Toplumsal hayatın barış ve huzur içerisinde devamına yönelik önemli ilkelere sahip bulunan İslâm dininde insanlar arası ilişkilerde, özellikle de hak ve yetki paylaşımında adaletin gözetilmesi gerektiği önemli bir ilkedir. Kur’an-ı Kerim’in adaletle ilgili bazı ayetlerinde şöyle buyrulmaktadır:

“Allah insanlar arasında hükmettiğiniz zaman adaletle hükmetmenizi emreder. Allah size ne güzel öğüt veriyor. Şüphesiz Allah her şeyi işitmekte ve görmektedir.”[1]

“Ey İnananlar! Kendiniz, ana babanız ve yakınlarınız aleyhine de olsa, Allah için şahit olarak adaleti gözetin; ister zengin, ister fakir olsun, Allah onlara daha yakındır. Adaleti sağlarken kendi heva ve hevesinize uymayın. Eğer âdil karar vermekten yüz çevirirseniz bilin ki, Allah işlediklerinizden haberdardır.”[2]

“Ey iman edenler! Allah için hakkı ayakta tutan ve adâletle şâhitlik eden kimseler olun. Bir topluluğa olan kininiz sizi adaletten ayırmasın. Adaletli olun, çünkü bu takvaya daha yakındır.”[3]

“De ki: “Rabbim her işte doğru ve âdil olmayı emretti. Her secde ettiğinizde kalp ve beden ahengi içinde bütün varlığınızla O’na yönelin. İtaat ve ibadetinizde yalnız O’nun rızasını gözeterek tüm samimiyetinizle Allah’a yalvarın. Nasıl sizi ilk defa sizi O yaratmışsa, yine O’na döneceksiniz.”[4]

Bu ayetlerden de anlaşılacağı gibi, hukukun yazılı metinler halinde yasa ve yönetmeliklerde yer alması tek başına yeterli değildir. İnsanın zihninde ve gönlünde kendi hakkına razı olma ve başkalarının hakkına saygılı olma bilincini güçlendirmeye ihtiyaç vardır. Yani hak ve adalet bilinci, öncelikle insanın gönlünde ve aklında yer etmelidir. İslâm eğitiminde bu bilinç “Sizden birisi kendisi için istemediğini başkaları için de istemedikçe gerçek mümin olamaz” hadisi şerifinde özetlenen empati anlayışıyla dile getirilmektedir.

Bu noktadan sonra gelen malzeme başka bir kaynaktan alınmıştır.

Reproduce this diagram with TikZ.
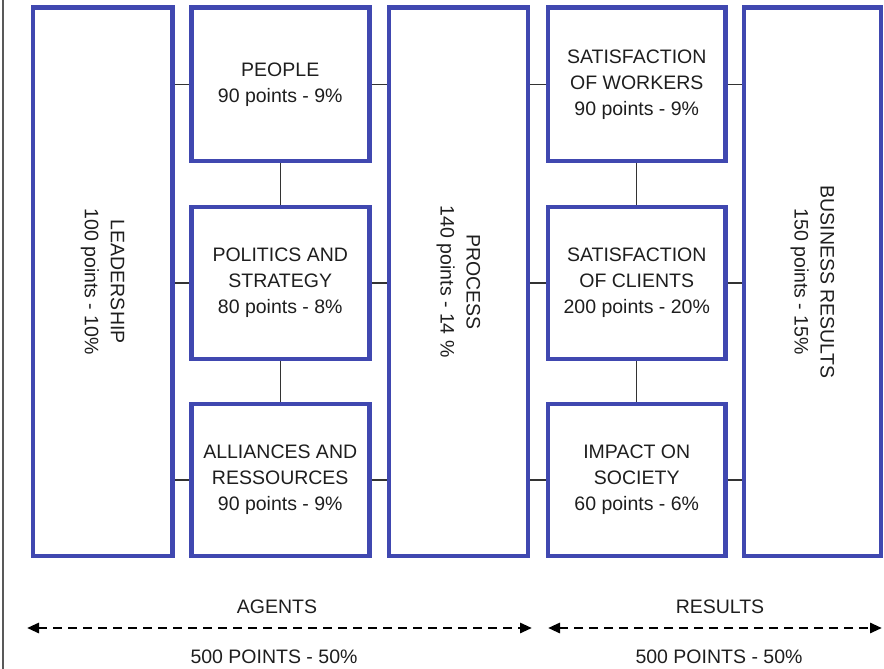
\documentclass[tikz,border=0pt]{standalone}
\usepackage{fontspec}
\setmainfont{Liberation Sans}
\usetikzlibrary{arrows.meta}
\definecolor{boxblue}{RGB}{64,72,176}
\definecolor{txt}{RGB}{30,30,30}
\begin{document}
\begin{tikzpicture}[x=1pt,y=-1pt,
  box/.style={draw=boxblue, line width=4.5pt, inner sep=0pt, align=center, text=txt, font=\fontsize{19.5}{26}\selectfont},
  midbox/.style={box, minimum width=178pt, minimum height=152pt},
  tallbox/.style={box, minimum height=548.5pt},
  link/.style={draw=black!80, line width=1.2pt},
  span/.style={line width=2.8pt, dash pattern=on 9pt off 6pt, {Triangle[length=12pt,width=10pt]}-{Triangle[length=12pt,width=10pt]}},
  lbl/.style={text=txt, align=center, inner sep=0pt, font=\fontsize{19.5}{26}\selectfont}]
\useasboundingbox (0,0) rectangle (884,669);
\draw[black!65, line width=1.5pt] (3,0) -- (3,669);

% tall boxes
\node[tallbox, minimum width=139.5pt] (lead) at (102.75,281.75) {};
\node[tallbox, minimum width=139pt] (proc) at (458.5,281.75) {};
\node[tallbox, minimum width=137pt] (bus) at (812.5,281.75) {};
\node[lbl, rotate=-90] (leadt) at (lead.center) {LEADERSHIP\\100 points - 10\%};
\node[lbl, rotate=-90] (proct) at (proc.center) {PROCESS\\140 points - 14 \%};
\node[lbl, rotate=-90] (bust) at (bus.center) {BUSINESS RESULTS\\150 points - 15\%};

% middle boxes, left
\node[midbox, minimum height=153.5pt] (people) at (280.25,84.25) {PEOPLE\\90 points - 9\%};
\node[midbox] (polit) at (280.25,283) {POLITICS AND\\STRATEGY\\80 points - 8\%};
\node[midbox] (alli) at (280.25,480) {ALLIANCES AND\\RESSOURCES\\90 points - 9\%};

% middle boxes, right
\node[midbox, minimum width=177.5pt, minimum height=153.5pt] (work) at (636.75,84.25) {SATISFACTION\\OF WORKERS\\90 points - 9\%};
\node[midbox, minimum width=177.5pt] (client) at (636.75,283) {SATISFACTION\\OF CLIENTS\\200 points - 20\%};
\node[midbox, minimum width=177.5pt] (impact) at (636.75,480) {IMPACT ON\\SOCIETY\\60 points - 6\%};

% horizontal links
\foreach \m/\n in {people/work, polit/client, alli/impact}{
  \draw[link] (\m.west) -- (\m.west -| lead.east);
  \draw[link] (\m.east) -- (\m.east -| proc.west);
  \draw[link] (\n.west) -- (\n.west -| proc.east);
  \draw[link] (\n.east) -- (\n.east -| bus.west);
}
% vertical links
\draw[link] (people.south) -- (polit.north);
\draw[link] (polit.south) -- (alli.north);
\draw[link] (work.south) -- (client.north);
\draw[link] (client.south) -- (impact.north);

% bottom spans
\coordinate (a1) at (27,628);
\coordinate (a2) at (532,628);
\coordinate (r1) at (548,628);
\coordinate (r2) at (882,628);
\draw[span] (a1) -- (a2);
\draw[span] (r1) -- (r2);
\node[lbl] (agents) at (277,607) {AGENTS};
\node[lbl] (results) at (720,607) {RESULTS};
\node[lbl] (agpts) at (274,657) {500 POINTS - 50\%};
\node[lbl] (respts) at (719,657) {500 POINTS - 50\%};
\end{tikzpicture}
\end{document}
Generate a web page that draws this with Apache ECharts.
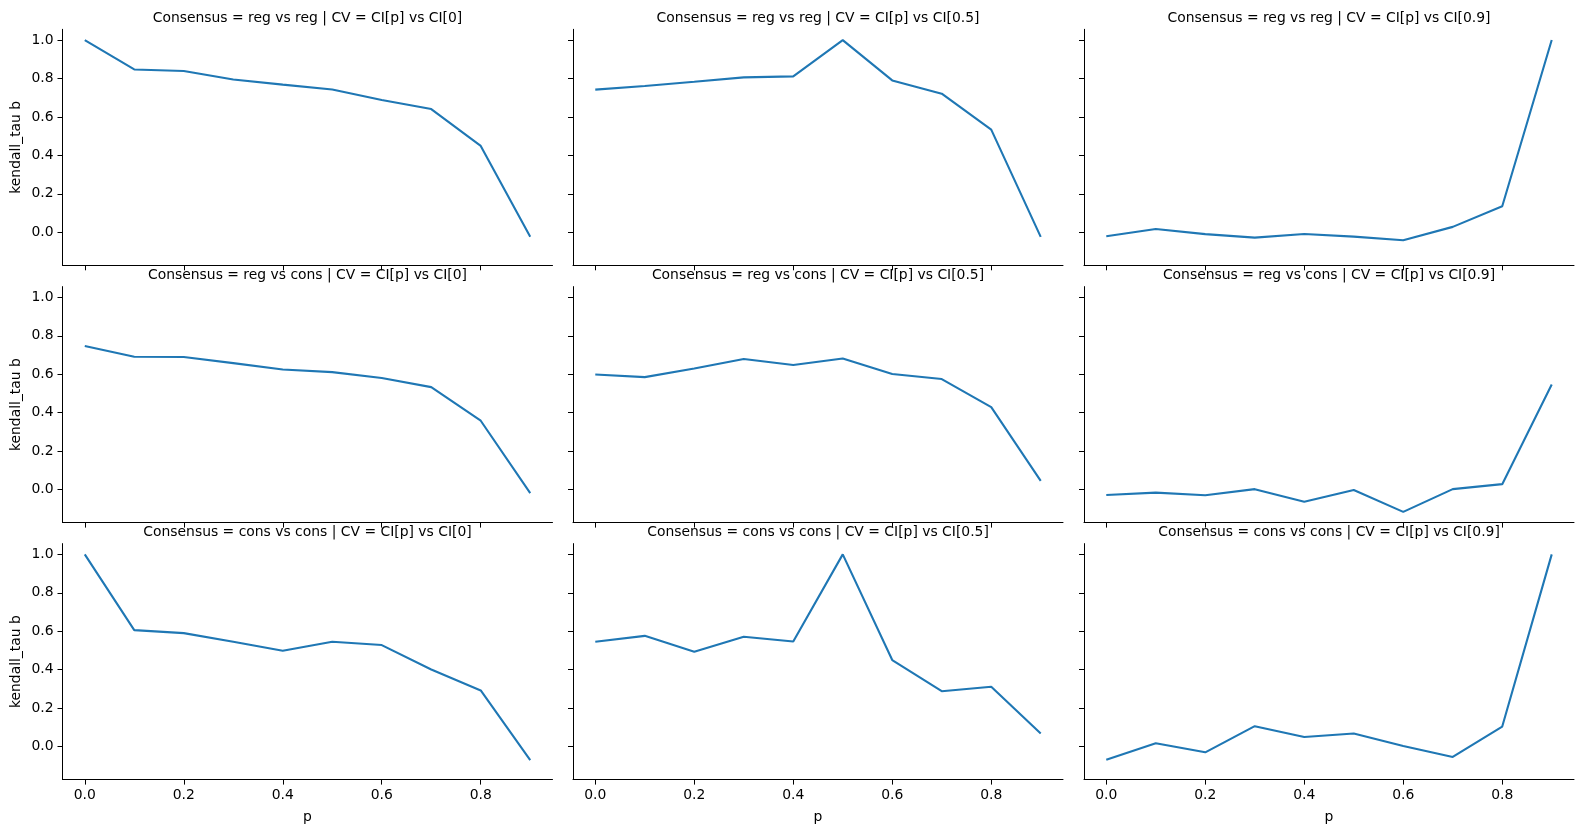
<!DOCTYPE html>
<html>
<head>
<meta charset="utf-8">
<script src="https://cdn.jsdelivr.net/npm/echarts@6/dist/echarts.min.js"></script>
<style>
  html, body { margin: 0; padding: 0; background: #fff; }
  #chart { width: 1584px; height: 833px; }
</style>
</head>
<body>
<div id="chart"></div>
<script>
// x values shared by every panel
var pValues = [0.0, 0.1, 0.2, 0.3, 0.4, 0.5, 0.6, 0.7, 0.8, 0.9];

// row labels (Consensus) and column labels (CV)
var consensusLabels = ['reg vs reg', 'reg vs cons', 'cons vs cons'];
var cvLabels = ['CI[0]', 'CI[0.5]', 'CI[0.9]'];

// kendall_tau b, one array per panel
var regRegCI0 = [1.0, 0.847, 0.839, 0.795, 0.768, 0.743, 0.688, 0.641, 0.449, -0.024];
var regRegCI05 = [0.742, 0.761, 0.783, 0.806, 0.811, 1.0, 0.790, 0.721, 0.534, -0.024];
var regRegCI09 = [-0.021, 0.017, -0.010, -0.028, -0.009, -0.023, -0.042, 0.028, 0.135, 1.0];
var regConsCI0 = [0.747, 0.691, 0.690, 0.658, 0.625, 0.611, 0.580, 0.533, 0.358, -0.019];
var regConsCI05 = [0.599, 0.585, 0.630, 0.679, 0.648, 0.682, 0.601, 0.575, 0.429, 0.045];
var regConsCI09 = [-0.028, -0.016, -0.030, 0.002, -0.064, -0.002, -0.116, 0.002, 0.028, 0.547];
var consConsCI0 = [1.0, 0.606, 0.590, 0.545, 0.498, 0.545, 0.528, 0.401, 0.292, -0.071];
var consConsCI05 = [0.545, 0.576, 0.493, 0.571, 0.547, 1.0, 0.450, 0.288, 0.311, 0.068];
var consConsCI09 = [-0.069, 0.017, -0.030, 0.106, 0.050, 0.068, 0.003, -0.054, 0.104, 1.0];

var panelValues = [
    [regRegCI0, regRegCI05, regRegCI09],
    [regConsCI0, regConsCI05, regConsCI09],
    [consConsCI0, consConsCI05, consConsCI09]
];

// tick labels
var xTicks = [0.0, 0.2, 0.4, 0.6, 0.8];
var yTicks = [0.0, 0.2, 0.4, 0.6, 0.8, 1.0];

var Facets = function () {

    var font = 'DejaVu Sans, Liberation Sans, sans-serif';
    var fontSize = 13.9;
    var colLeft = [62.5, 573, 1084];
    var rowTop = [29.3, 286.6, 543.6];
    var cellW = 490;
    var cellH = 236;

    var initChart = function () {
        var grids = [], xAxes = [], yAxes = [], series = [], graphics = [];

        for (var r = 0; r < 3; r++) {
            for (var c = 0; c < 3; c++) {
                var idx = r * 3 + c;
                grids.push({
                    left: colLeft[c],
                    top: rowTop[r],
                    width: cellW,
                    height: cellH,
                    containLabel: false
                });
                xAxes.push({
                    type: 'value',
                    gridIndex: idx,
                    min: -0.045,
                    max: 0.945,
                    name: r === 2 ? 'p' : '',
                    nameLocation: 'middle',
                    nameGap: 31,
                    nameTextStyle: { color: '#000', fontSize: fontSize, fontFamily: font },
                    axisLine: { show: true, onZero: false, lineStyle: { color: '#000', width: 1 } },
                    axisTick: {
                        show: true,
                        customValues: xTicks,
                        length: 5,
                        lineStyle: { color: '#000', width: 1 }
                    },
                    axisLabel: {
                        show: r === 2,
                        customValues: xTicks,
                        margin: 9,
                        color: '#000',
                        fontSize: fontSize,
                        fontFamily: font,
                        formatter: function (v) { return v.toFixed(1); }
                    },
                    splitLine: { show: false }
                });
                yAxes.push({
                    type: 'value',
                    gridIndex: idx,
                    min: -0.172,
                    max: 1.056,
                    name: c === 0 ? 'kendall_tau b' : '',
                    nameLocation: 'middle',
                    nameRotate: 90,
                    nameGap: 39,
                    nameTextStyle: { color: '#000', fontSize: fontSize, fontFamily: font },
                    axisLine: { show: true, onZero: false, lineStyle: { color: '#000', width: 1 } },
                    axisTick: {
                        show: true,
                        customValues: yTicks,
                        length: 5,
                        lineStyle: { color: '#000', width: 1 }
                    },
                    axisLabel: {
                        show: c === 0,
                        customValues: yTicks,
                        margin: 9,
                        color: '#000',
                        fontSize: fontSize,
                        fontFamily: font,
                        formatter: function (v) { return v.toFixed(1); }
                    },
                    splitLine: { show: false }
                });
                var vals = panelValues[r][c];
                var data = [];
                for (var i = 0; i < pValues.length; i++) {
                    data.push([pValues[i], vals[i]]);
                }
                series.push({
                    name: consensusLabels[r] + ' / ' + cvLabels[c],
                    type: 'line',
                    xAxisIndex: idx,
                    yAxisIndex: idx,
                    data: data,
                    symbol: 'none',
                    showSymbol: false,
                    lineStyle: { color: '#1f77b4', width: 2.1 },
                    itemStyle: { color: '#1f77b4' }
                });
                // facet title
                graphics.push({
                    type: 'text',
                    x: colLeft[c] + cellW / 2,
                    y: rowTop[r] - 11,
                    z: 100,
                    style: {
                        text: 'Consensus = ' + consensusLabels[r] + ' | CV = CI[p] vs ' + cvLabels[c],
                        fill: '#000',
                        fontSize: fontSize,
                        fontFamily: font,
                        align: 'center',
                        verticalAlign: 'middle'
                    }
                });
            }
        }

        var options = {
            backgroundColor: '#fff',
            animation: false,
            grid: grids,
            xAxis: xAxes,
            yAxis: yAxes,
            series: series,
            graphic: graphics
        };
        var chart = echarts.init(document.getElementById('chart'));
        chart.setOption(options);
    };

    return {
        init: function () {
            initChart();
        }
    };
}();

Facets.init();
</script>
</body>
</html>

Etki gücünü toplumun ahlâkından ve bireyin vicdanından alan adalet ve empati anlayışı kişiyi; “en iyi hukuk, benim hakkımı koruyan hukuktur” bencilliğinden kurtarıp “en iyi hukuk, herkesin hakkını koruyan hukuktur” olgunluğuna ulaştıracaktır.

Prof. Dr. Hüseyin YILMAZ

[1] Nisâ 4/58.

[2] Nisa 4/135.

[3] Mâide 5/8.

[4] Araf 7/29.

ETİKETLER: ÜSTMANŞET, yazarlar
Yorumlar
  1. Keramettin Aydın dedi ki:

    Hukuk ve adalet kavramlarını ayet ve hadis mealleriyle harmanlıyarak akademik bir makale halinde sunmak ancak bu kadar güzel ve akıcı olabilirdi.Hocamızın kalemine sağlık .Böyle ilmi ve önemli konuları geniş tefekkürü ile toplumun faydalanmasına sunması bizlere şevk ve heyecan vermektedir. Bu tür makalelerin arkasının gelmesini içtenlikle temenni ediyorum.